# Trying to Match This... Technique Thoughts?



## john-m78 (Feb 26, 2021)

It's like a long-drawn knockdown. Maybe troweled randomly with 1/2" trowel, then knocked down? If you've done this look before, I'd appreciate any insights! Thank you.


----------



## Mudrocker (Feb 7, 2021)

john-m78 said:


> It's like a long-drawn knockdown. Maybe troweled randomly with 1/2" trowel, then knocked down? If you've done this look before, I'd appreciate any insights! Thank you.
> View attachment 41609
> View attachment 41610


John it looks to me like a texture roller rolled from different directions then knocked down. Which roller. Anybody’s guess. I’ve done some stuff very similar but always rolled the same direction. But I could be wrong. Either way a good match is gonna be tough. Good luck buddy.


----------



## john-m78 (Feb 26, 2021)

Mudrocker said:


> John it looks to me like a texture roller rolled from different directions then knocked down. Which roller. Anybody’s guess. I’ve done some stuff very similar but always rolled the same direction. But I could be wrong. Either way a good match is gonna be tough. Good luck buddy.
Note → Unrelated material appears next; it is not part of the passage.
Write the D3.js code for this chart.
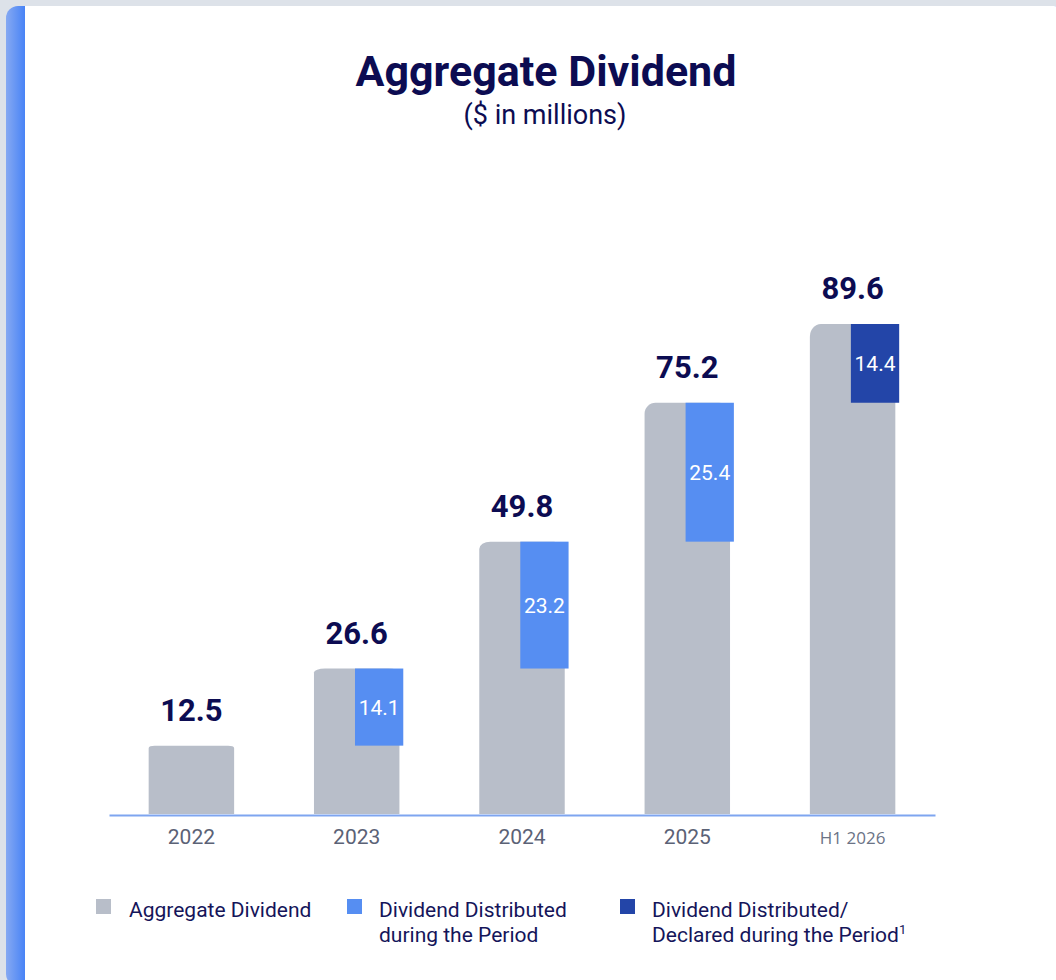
<!DOCTYPE html>
<html>
<head>
<meta charset="utf-8">
<script src="https://cdnjs.cloudflare.com/ajax/libs/d3/7.8.5/d3.min.js"></script>
<style>
  html, body { margin: 0; padding: 0; background: #dde2e9; }
  svg { display: block; font-family: Roboto, "Noto Sans", sans-serif; }
</style>
</head>
<body>
<svg width="1056" height="980"></svg>
<script>
var years = ["2022", "2023", "2024", "2025", "H1 2026"];
var aggregate = [12.5, 26.6, 49.8, 75.2, 89.6];
var distributed = [0, 14.1, 23.2, 25.4, 14.4];
var segmentKind = ["none", "dist", "dist", "dist", "decl"];

var legendLabels = [
  ["Aggregate Dividend"],
  ["Dividend Distributed", "during the Period"],
  ["Dividend Distributed/", "Declared during the Period"]
];

var width = 1056;
var height = 980;
var navy = "#0c0c52";
var colors = { agg: "#b8bec9", dist: "#568ef2", decl: "#2345a8" };

var svg = d3.select("svg");

// card background with blue left strip
var defs = svg.append("defs");
var grad = defs.append("linearGradient").attr("id", "strip")
  .attr("gradientUnits", "userSpaceOnUse")
  .attr("x1", 6).attr("x2", 25).attr("y1", 0).attr("y2", 0);
grad.append("stop").attr("offset", "0%").attr("stop-color", "#86a9f2");
grad.append("stop").attr("offset", "100%").attr("stop-color", "#4883f6");

svg.append("rect").attr("width", width).attr("height", height).attr("fill", "#dde2e9");
svg.append("rect")
  .attr("x", 6).attr("y", 6).attr("width", 1060).attr("height", 980)
  .attr("rx", 12).attr("fill", "url(#strip)");
svg.append("rect")
  .attr("x", 25).attr("y", 6).attr("width", 1025).attr("height", 990)
  .attr("fill", "#ffffff");
svg.append("rect")
  .attr("x", 1030).attr("y", 6).attr("width", 36).attr("height", 990)
  .attr("rx", 12).attr("fill", "#ffffff");

// title
svg.append("text")
  .attr("x", 546).attr("y", 86)
  .attr("text-anchor", "middle")
  .attr("font-size", 43).attr("font-weight", 700)
  .attr("fill", navy)
  .text("Aggregate Dividend");
svg.append("text")
  .attr("x", 545).attr("y", 124)
  .attr("text-anchor", "middle")
  .attr("font-size", 27)
  .attr("fill", navy)
  .text("($ in millions)");

// scales
var x = d3.scaleBand()
  .domain(years)
  .range([109, 935])
  .paddingInner(0.483)
  .paddingOuter(0.24);

var y = d3.scaleLinear()
  .domain([0, 89.6])
  .range([814, 324]);

var data = years.map(function(yr, i){
  return {
    year: yr,
    total: aggregate[i],
    seg: distributed[i],
    base: aggregate[i] - distributed[i],
    kind: segmentKind[i]
  };
});

// gray bars with rounded top corners
function barPath(d){
  var x0 = x(d.year), x1 = x0 + x.bandwidth();
  var top = y(d.total), bottom = y(0);
  var h = bottom - top;
  var rx = 11, ry = Math.min(13, h * 0.027);
  if (d.seg === 0) { rx = 6; ry = 2.5; }
  return "M" + x0 + "," + bottom +
    "L" + x0 + "," + (top + ry) +
    "A" + rx + "," + ry + " 0 0 1 " + (x0 + rx) + "," + top +
    "L" + (x1 - rx) + "," + top +
    "A" + rx + "," + ry + " 0 0 1 " + x1 + "," + (top + ry) +
    "L" + x1 + "," + bottom + "Z";
}

svg.append("g").selectAll("path")
  .data(data)
  .enter().append("path")
  .attr("d", barPath)
  .attr("fill", colors.agg);

// floating segments
var segs = data.filter(function(d){ return d.seg > 0; });
svg.append("g").selectAll("rect")
  .data(segs)
  .enter().append("rect")
  .attr("x", function(d){ return x(d.year) + x.bandwidth() * 0.48; })
  .attr("width", x.bandwidth() * 0.565)
  .attr("y", function(d){ return y(d.total); })
  .attr("height", function(d){ return y(d.base) - y(d.total); })
  .attr("fill", function(d){ return colors[d.kind]; });

svg.append("g").selectAll("text")
  .data(segs)
  .enter().append("text")
  .attr("x", function(d){ return x(d.year) + x.bandwidth() * (0.48 + 0.565 / 2); })
  .attr("y", function(d){ return (y(d.total) + y(d.base)) / 2; })
  .attr("dy", "0.36em")
  .attr("text-anchor", "middle")
  .attr("font-size", 21)
  .attr("fill", "#ffffff")
  .text(function(d){ return d.seg.toFixed(1); });

// totals
svg.append("g").selectAll("text")
  .data(data)
  .enter().append("text")
  .attr("x", function(d){ return x(d.year) + x.bandwidth() / 2; })
  .attr("y", function(d){ return y(d.total) - 25; })
  .attr("text-anchor", "middle")
  .attr("font-size", 31).attr("font-weight", 700)
  .attr("fill", navy)
  .text(function(d){ return d.total.toFixed(1); });

// x axis
var axis = svg.append("g")
  .attr("transform", "translate(0," + 815 + ")")
  .call(d3.axisBottom(x).tickSize(0).tickPadding(0).tickSizeOuter(0));
axis.select(".domain").attr("stroke", "#7ea5f0").attr("stroke-width", 2);
axis.selectAll(".tick text")
  .attr("y", 29).attr("dy", 0)
  .attr("font-family", function(d){ return d === "H1 2026" ? "'Open Sans', sans-serif" : "Roboto, sans-serif"; })
  .attr("font-size", function(d){ return d === "H1 2026" ? 17 : 21; })
  .attr("fill", function(d){ return d === "H1 2026" ? "#6b7386" : "#5b6276"; });

// legend
var legendX = [96, 347, 620];
var legendColors = [colors.agg, colors.dist, colors.decl];
var legend = svg.append("g").selectAll("g")
  .data(legendLabels)
  .enter().append("g")
  .attr("transform", function(d, i){ return "translate(" + legendX[i] + ",899)"; });

legend.append("rect")
  .attr("width", 15).attr("height", 15)
  .attr("fill", function(d, i){ return legendColors[i]; });

legend.each(function(lines, i){
  var t = d3.select(this).append("text")
    .attr("x", i === 0 ? 33 : 32)
    .attr("y", 18)
    .attr("font-size", 21)
    .attr("fill", "#15155a");
  lines.forEach(function(line, j){
    t.append("tspan")
      .attr("x", i === 0 ? 33 : 32)
      .attr("dy", j === 0 ? 0 : 25)
      .text(line);
  });
  if (i === 2) {
    t.append("tspan")
      .attr("font-size", 13)
      .attr("dy", -8)
      .text("1");
  }
});
</script>
</body>
</html>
Thanks so much! I will look into possible matches on rollers. Still trying to do samples and seeing if i can reproduce it through spray. The changing directions is really the thing that's getting me though. Some parts of the walls it really fans out in different directions. Looks very nice actually, just need to figure out how it was done. But again, thanks so much for the input, I think you may be correct!


----------



## Mudrocker (Feb 7, 2021)

john-m78 said:


> Thanks so much! I will look into possible matches on rollers. Still trying to do samples and seeing if i can reproduce it through spray. The changing directions is really the thing that's getting me though. Some parts of the walls it really fans out in different directions. Looks very nice actually, just need to figure out how it was done. But again, thanks so much for the input, I think you may be correct!
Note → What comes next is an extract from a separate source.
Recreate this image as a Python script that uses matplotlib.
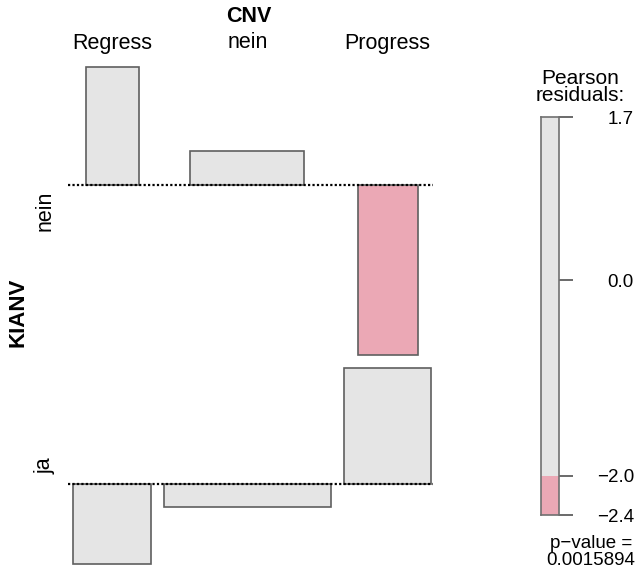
import matplotlib
matplotlib.use('Agg')
import matplotlib.pyplot as plt
import numpy as np

# ---- data ----
col_var = 'CNV'
row_var = 'KIANV'
col_levels = ['Regress', 'nein', 'Progress']
row_levels = ['nein', 'ja']
residuals = [[1.67, 0.48, -2.40],
             [-1.13, -0.33, 1.63]]
bar_widths = [[0.53, 1.14, 0.60],
              [0.777, 1.667, 0.877]]
legend_title = 'Pearson\nresiduals:'
p_value_text = 'p\u2212value =\n0.0015894'
cutoff = -2.0

# ---- style / layout ----
plt.rcParams['font.family'] = ['Liberation Sans', 'DejaVu Sans']
GREY = '#E5E5E5'
PINK = '#EBA8B5'
EDGE = '#5F5F5F'
W, H = 637, 573
PX = 70.83      # pixels per residual unit
XU = 100.0      # pixels per width unit
BASE_PX = 185   # pixel row of first baseline
GAP_Y = 13.3 / PX
GAP_X = 0.13
X0 = 0.733
FS = 15.5

res = np.array(residuals)
bw = np.array(bar_widths)

fig = plt.figure(figsize=(W / 100, H / 100), dpi=100)
ax = fig.add_axes([0, 0, 1, 1])
ax.set_xlim(0, W / XU)
ax.set_ylim(-(H - BASE_PX) / PX, BASE_PX / PX)
ax.axis('off')

slot = bw.max(axis=0)
lefts = X0 + np.concatenate([[0], np.cumsum(slot[:-1] + GAP_X)])
centers = lefts + slot / 2

baselines = [0.0]
for i in range(1, len(row_levels)):
    baselines.append(baselines[-1] + res[i - 1].min() - GAP_Y - res[i].max())

for i, row in enumerate(row_levels):
    colors = [PINK if r < cutoff else GREY for r in res[i]]
    ax.bar(centers, res[i], width=bw[i], bottom=baselines[i], color=colors,
           edgecolor=EDGE, linewidth=1.2, zorder=2)
    ax.plot([0.68, 4.33], [baselines[i], baselines[i]], color='black',
            lw=1.6, ls=(0, (1, 1)), zorder=3)
    ycen = baselines[i] + (res[i].max() + res[i].min()) / 2
    ax.text(45 / XU, ycen, row, rotation=90, ha='center', va='center', fontsize=FS)

top_y = res[0].max()
bot_y = baselines[-1] + res[-1].min()
ax.text(18 / XU, (top_y + bot_y) / 2 + 3 / PX, row_var, rotation=90, ha='center',
        va='center', fontsize=FS + 0.5, fontweight='bold')

for c, lab in zip(centers, col_levels):
    ax.text(c, (BASE_PX - 43) / PX, lab, ha='center', va='center', fontsize=FS)
ax.text(centers.mean(), (BASE_PX - 17) / PX, col_var, ha='center',
        va='center', fontsize=FS, fontweight='bold')

# ---- legend ----
lo, hi = res.min(), res.max()
lax = fig.add_axes([541 / W, 1 - 515 / H, 18 / W, (515 - 117) / H])
lax.set_ylim(lo, hi)
lax.set_xlim(0, 1)
lax.axhspan(cutoff, hi, color=GREY, lw=0)
lax.axhspan(lo, cutoff, color=PINK, lw=0)
for s in lax.spines.values():
    s.set_color('#707070')
    s.set_linewidth(1.2)
lax.set_xticks([])
lax.yaxis.tick_right()
ticks = [hi, 0.0, cutoff, lo]
lax.set_yticks(ticks)
lax.set_yticklabels([f'{t:.1f}'.replace('-', '\u2212') for t in ticks])
lax.tick_params(axis='y', length=10, width=1.2, color='#505050', pad=44,
                labelsize=13.5)
for t in lax.get_yticklabels():
    t.set_horizontalalignment('right')

fig.text(580 / W, 1 - 87 / H, legend_title, ha='center', va='center',
         fontsize=15, linespacing=0.9)
fig.text(591 / W, 1 - 552 / H, p_value_text, ha='center', va='center',
         fontsize=13.5, linespacing=0.95)

fig.savefig('out.png', dpi=100)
I found one called tree bark. Looks like that may be it. Type in your search bar( texture rollers and designs) then go to images.


----------



## jburnson (Nov 23, 2017)

john-m78 said:


> It's like a long-drawn knockdown. Maybe troweled randomly with 1/2" trowel, then knocked down? If you've done this look before, I'd appreciate any insights! Thank you.


That looks to be a so-called skip-trowel texture. I have matched it many times with mud and either a trowel or a drywall knife. You can add some sand, make sure to get the right kind, to make it match a plaster look. You scoop the mud onto a knife or trowel and just take it over the surface with just enough pressure that it skips along and leave that pattern. It is really easy to get the hang of, you just need to mess around with the mud mixture and such a bit.


----------



## Kennedy Drywall LLC (Mar 11, 2021)

john-m78 said:


> It's like a long-drawn knockdown. Maybe troweled randomly with 1/2" trowel, then knocked down? If you've done this look before, I'd appreciate any insights! Thank you.
> View attachment 41609
> View attachment 41610


We do a ton of houses with knockdown ceilings. Thin the mud bout like stipple mud and we use a Kodiak spray rig. Let mud sit for 45 minutes or so after spraying, then use a plastic knockdown knife and you should get it close. It’s hard to duplicate that type of pattern with a hopper, just isn’t strong enough.


----------



## john-m78 (Feb 26, 2021)

Kennedy Drywall LLC said:


> We do a ton of houses with knockdown ceilings. Thin the mud bout like stipple mud and we use a Kodiak spray rig. Let mud sit for 45 minutes or so after spraying, then use a plastic knockdown knife and you should get it close. It’s hard to duplicate that type of pattern with a hopper, just isn’t strong enough.


Thanks for the reply! I ended up matching it very well, almost exactly, by making a stamp out of plywood and random small circle and long thin pieces of ply micro-pinned onto the plywood backing. Screwed in a handle and used it like a stamp, then knocked down. Tried to but couldn't replicate with spray. Was much more sparse than typical KD texture


----------